Given exercise —
Your task is to output the listing word for word, with pictures excluded.

Given data —
+ + + + +

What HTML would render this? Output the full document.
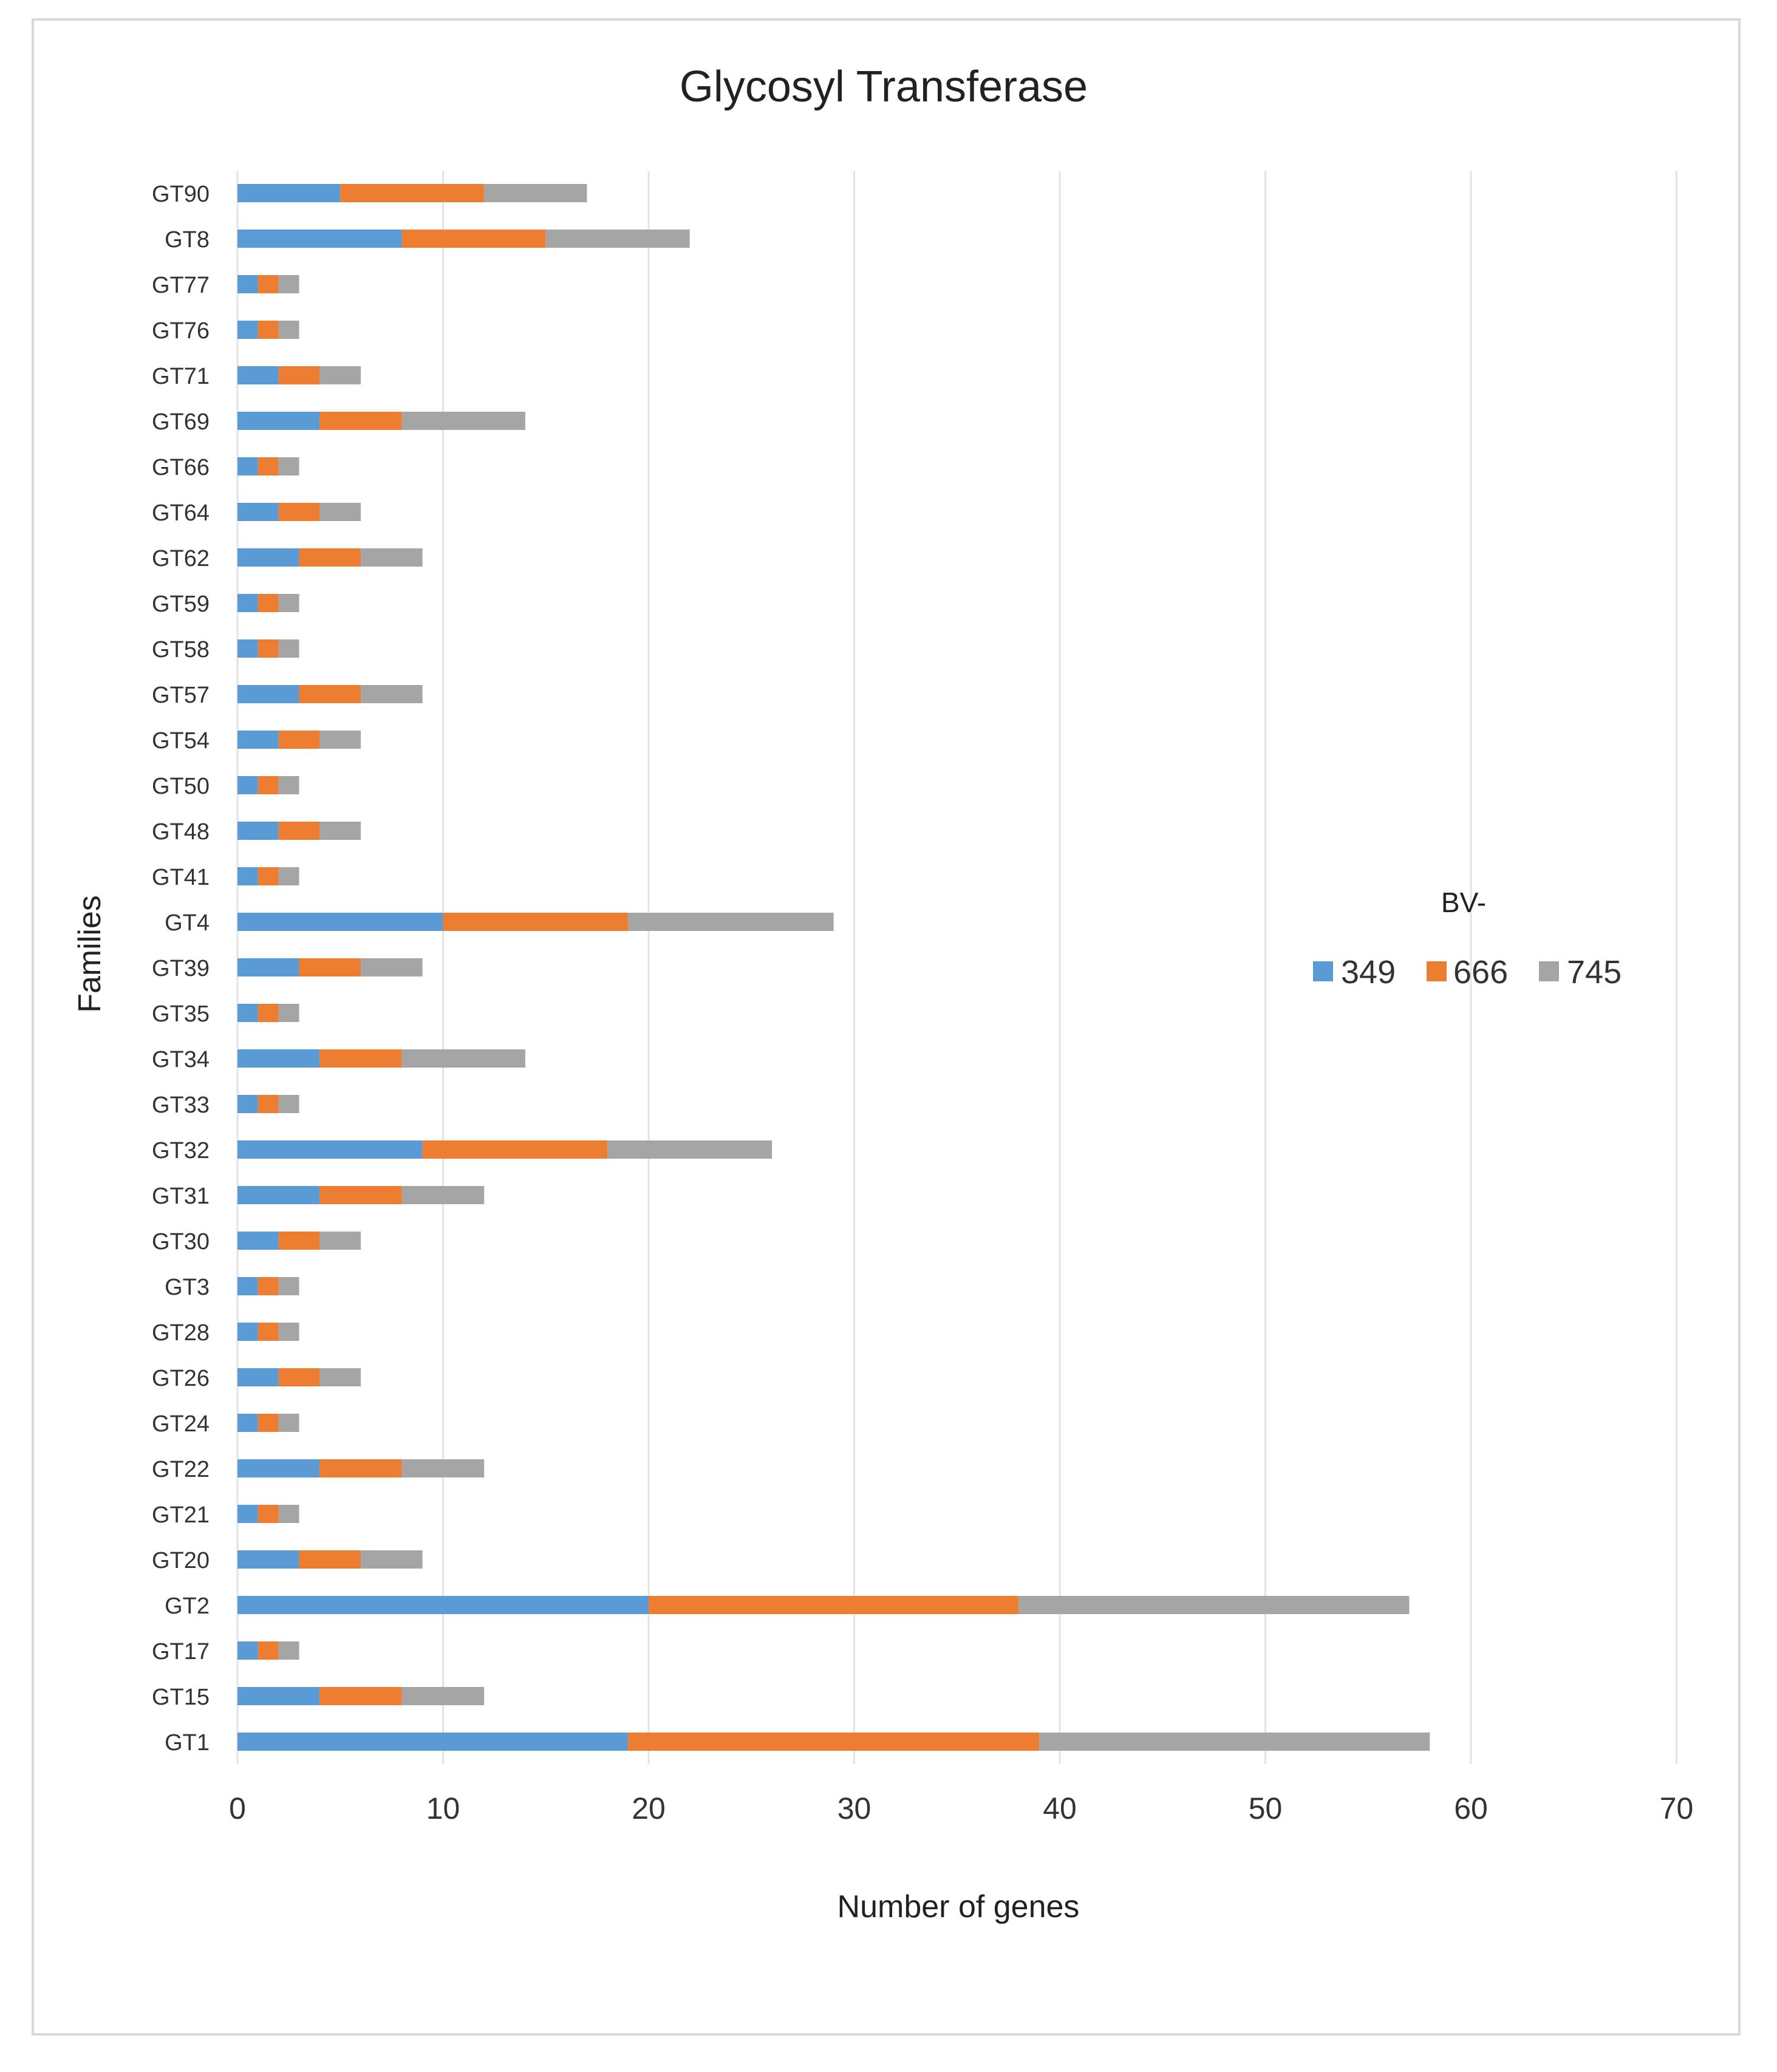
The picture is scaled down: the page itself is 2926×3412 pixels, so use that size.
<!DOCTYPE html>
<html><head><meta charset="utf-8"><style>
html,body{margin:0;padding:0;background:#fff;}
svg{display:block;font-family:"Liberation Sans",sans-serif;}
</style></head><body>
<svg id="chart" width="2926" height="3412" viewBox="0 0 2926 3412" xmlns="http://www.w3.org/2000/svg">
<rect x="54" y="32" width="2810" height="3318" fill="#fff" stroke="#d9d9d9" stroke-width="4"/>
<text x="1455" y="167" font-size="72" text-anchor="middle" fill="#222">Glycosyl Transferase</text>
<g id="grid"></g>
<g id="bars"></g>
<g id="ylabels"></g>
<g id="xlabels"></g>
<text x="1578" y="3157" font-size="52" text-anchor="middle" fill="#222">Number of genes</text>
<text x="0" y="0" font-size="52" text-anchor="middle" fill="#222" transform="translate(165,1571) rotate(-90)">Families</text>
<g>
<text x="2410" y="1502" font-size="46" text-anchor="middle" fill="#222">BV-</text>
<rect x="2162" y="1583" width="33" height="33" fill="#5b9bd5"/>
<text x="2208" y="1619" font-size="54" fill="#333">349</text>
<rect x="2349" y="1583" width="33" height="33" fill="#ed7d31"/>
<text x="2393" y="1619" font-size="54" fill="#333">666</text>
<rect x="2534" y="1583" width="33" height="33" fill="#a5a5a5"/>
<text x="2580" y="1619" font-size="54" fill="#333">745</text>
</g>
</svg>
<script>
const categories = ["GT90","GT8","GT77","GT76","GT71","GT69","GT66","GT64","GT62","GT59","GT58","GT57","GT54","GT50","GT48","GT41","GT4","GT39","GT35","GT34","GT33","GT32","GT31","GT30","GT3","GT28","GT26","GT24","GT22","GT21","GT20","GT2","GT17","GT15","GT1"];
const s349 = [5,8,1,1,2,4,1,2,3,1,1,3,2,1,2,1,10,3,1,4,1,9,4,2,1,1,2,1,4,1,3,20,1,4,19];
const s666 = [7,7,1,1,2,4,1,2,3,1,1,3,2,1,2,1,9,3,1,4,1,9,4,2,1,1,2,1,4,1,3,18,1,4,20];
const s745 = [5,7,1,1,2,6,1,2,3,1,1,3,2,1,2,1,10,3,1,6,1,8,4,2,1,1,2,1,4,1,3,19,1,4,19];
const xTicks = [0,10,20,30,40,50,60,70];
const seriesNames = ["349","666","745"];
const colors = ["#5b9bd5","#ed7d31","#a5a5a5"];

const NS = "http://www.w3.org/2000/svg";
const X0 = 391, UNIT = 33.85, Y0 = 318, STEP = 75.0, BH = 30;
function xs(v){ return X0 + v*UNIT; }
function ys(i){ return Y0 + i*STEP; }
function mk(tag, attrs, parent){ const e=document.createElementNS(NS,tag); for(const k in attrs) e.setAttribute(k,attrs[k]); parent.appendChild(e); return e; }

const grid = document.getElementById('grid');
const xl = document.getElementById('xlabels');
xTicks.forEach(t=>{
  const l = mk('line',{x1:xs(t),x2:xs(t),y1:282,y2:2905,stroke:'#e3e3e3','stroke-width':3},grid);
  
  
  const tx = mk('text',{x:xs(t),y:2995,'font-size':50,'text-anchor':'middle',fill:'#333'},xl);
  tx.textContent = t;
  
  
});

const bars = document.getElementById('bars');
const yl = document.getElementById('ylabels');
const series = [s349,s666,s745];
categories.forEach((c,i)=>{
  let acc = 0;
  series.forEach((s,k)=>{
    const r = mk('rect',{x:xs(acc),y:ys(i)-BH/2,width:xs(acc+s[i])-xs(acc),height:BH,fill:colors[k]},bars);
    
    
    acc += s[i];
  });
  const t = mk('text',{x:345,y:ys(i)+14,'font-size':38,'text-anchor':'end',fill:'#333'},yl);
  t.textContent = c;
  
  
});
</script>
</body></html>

+ + + + +

Response for this exercise —
What HTML would render this? Output the full document.
The picture is scaled down: the page itself is 2926×3412 pixels, so use that size.
<!DOCTYPE html>
<html><head><meta charset="utf-8"><style>
html,body{margin:0;padding:0;background:#fff;}
svg{display:block;font-family:"Liberation Sans",sans-serif;}
</style></head><body>
<svg id="chart" width="2926" height="3412" viewBox="0 0 2926 3412" xmlns="http://www.w3.org/2000/svg">
<rect x="54" y="32" width="2810" height="3318" fill="#fff" stroke="#d9d9d9" stroke-width="4"/>
<text x="1455" y="167" font-size="72" text-anchor="middle" fill="#222">Glycosyl Transferase</text>
<g id="grid"></g>
<g id="bars"></g>
<g id="ylabels"></g>
<g id="xlabels"></g>
<text x="1578" y="3157" font-size="52" text-anchor="middle" fill="#222">Number of genes</text>
<text x="0" y="0" font-size="52" text-anchor="middle" fill="#222" transform="translate(165,1571) rotate(-90)">Families</text>
<g>
<text x="2410" y="1502" font-size="46" text-anchor="middle" fill="#222">BV-</text>
<rect x="2162" y="1583" width="33" height="33" fill="#5b9bd5"/>
<text x="2208" y="1619" font-size="54" fill="#333">349</text>
<rect x="2349" y="1583" width="33" height="33" fill="#ed7d31"/>
<text x="2393" y="1619" font-size="54" fill="#333">666</text>
<rect x="2534" y="1583" width="33" height="33" fill="#a5a5a5"/>
<text x="2580" y="1619" font-size="54" fill="#333">745</text>
</g>
</svg>
<script>
const categories = ["GT90","GT8","GT77","GT76","GT71","GT69","GT66","GT64","GT62","GT59","GT58","GT57","GT54","GT50","GT48","GT41","GT4","GT39","GT35","GT34","GT33","GT32","GT31","GT30","GT3","GT28","GT26","GT24","GT22","GT21","GT20","GT2","GT17","GT15","GT1"];
const s349 = [5,8,1,1,2,4,1,2,3,1,1,3,2,1,2,1,10,3,1,4,1,9,4,2,1,1,2,1,4,1,3,20,1,4,19];
const s666 = [7,7,1,1,2,4,1,2,3,1,1,3,2,1,2,1,9,3,1,4,1,9,4,2,1,1,2,1,4,1,3,18,1,4,20];
const s745 = [5,7,1,1,2,6,1,2,3,1,1,3,2,1,2,1,10,3,1,6,1,8,4,2,1,1,2,1,4,1,3,19,1,4,19];
const xTicks = [0,10,20,30,40,50,60,70];
const seriesNames = ["349","666","745"];
const colors = ["#5b9bd5","#ed7d31","#a5a5a5"];

const NS = "http://www.w3.org/2000/svg";
const X0 = 391, UNIT = 33.85, Y0 = 318, STEP = 75.0, BH = 30;
function xs(v){ return X0 + v*UNIT; }
function ys(i){ return Y0 + i*STEP; }
function mk(tag, attrs, parent){ const e=document.createElementNS(NS,tag); for(const k in attrs) e.setAttribute(k,attrs[k]); parent.appendChild(e); return e; }

const grid = document.getElementById('grid');
const xl = document.getElementById('xlabels');
xTicks.forEach(t=>{
  const l = mk('line',{x1:xs(t),x2:xs(t),y1:282,y2:2905,stroke:'#e3e3e3','stroke-width':3},grid);
  
  
  const tx = mk('text',{x:xs(t),y:2995,'font-size':50,'text-anchor':'middle',fill:'#333'},xl);
  tx.textContent = t;
  
  
});

const bars = document.getElementById('bars');
const yl = document.getElementById('ylabels');
const series = [s349,s666,s745];
categories.forEach((c,i)=>{
  let acc = 0;
  series.forEach((s,k)=>{
    const r = mk('rect',{x:xs(acc),y:ys(i)-BH/2,width:xs(acc+s[i])-xs(acc),height:BH,fill:colors[k]},bars);
    
    
    acc += s[i];
  });
  const t = mk('text',{x:345,y:ys(i)+14,'font-size':38,'text-anchor':'end',fill:'#333'},yl);
  t.textContent = c;
  
  
});
</script>
</body></html>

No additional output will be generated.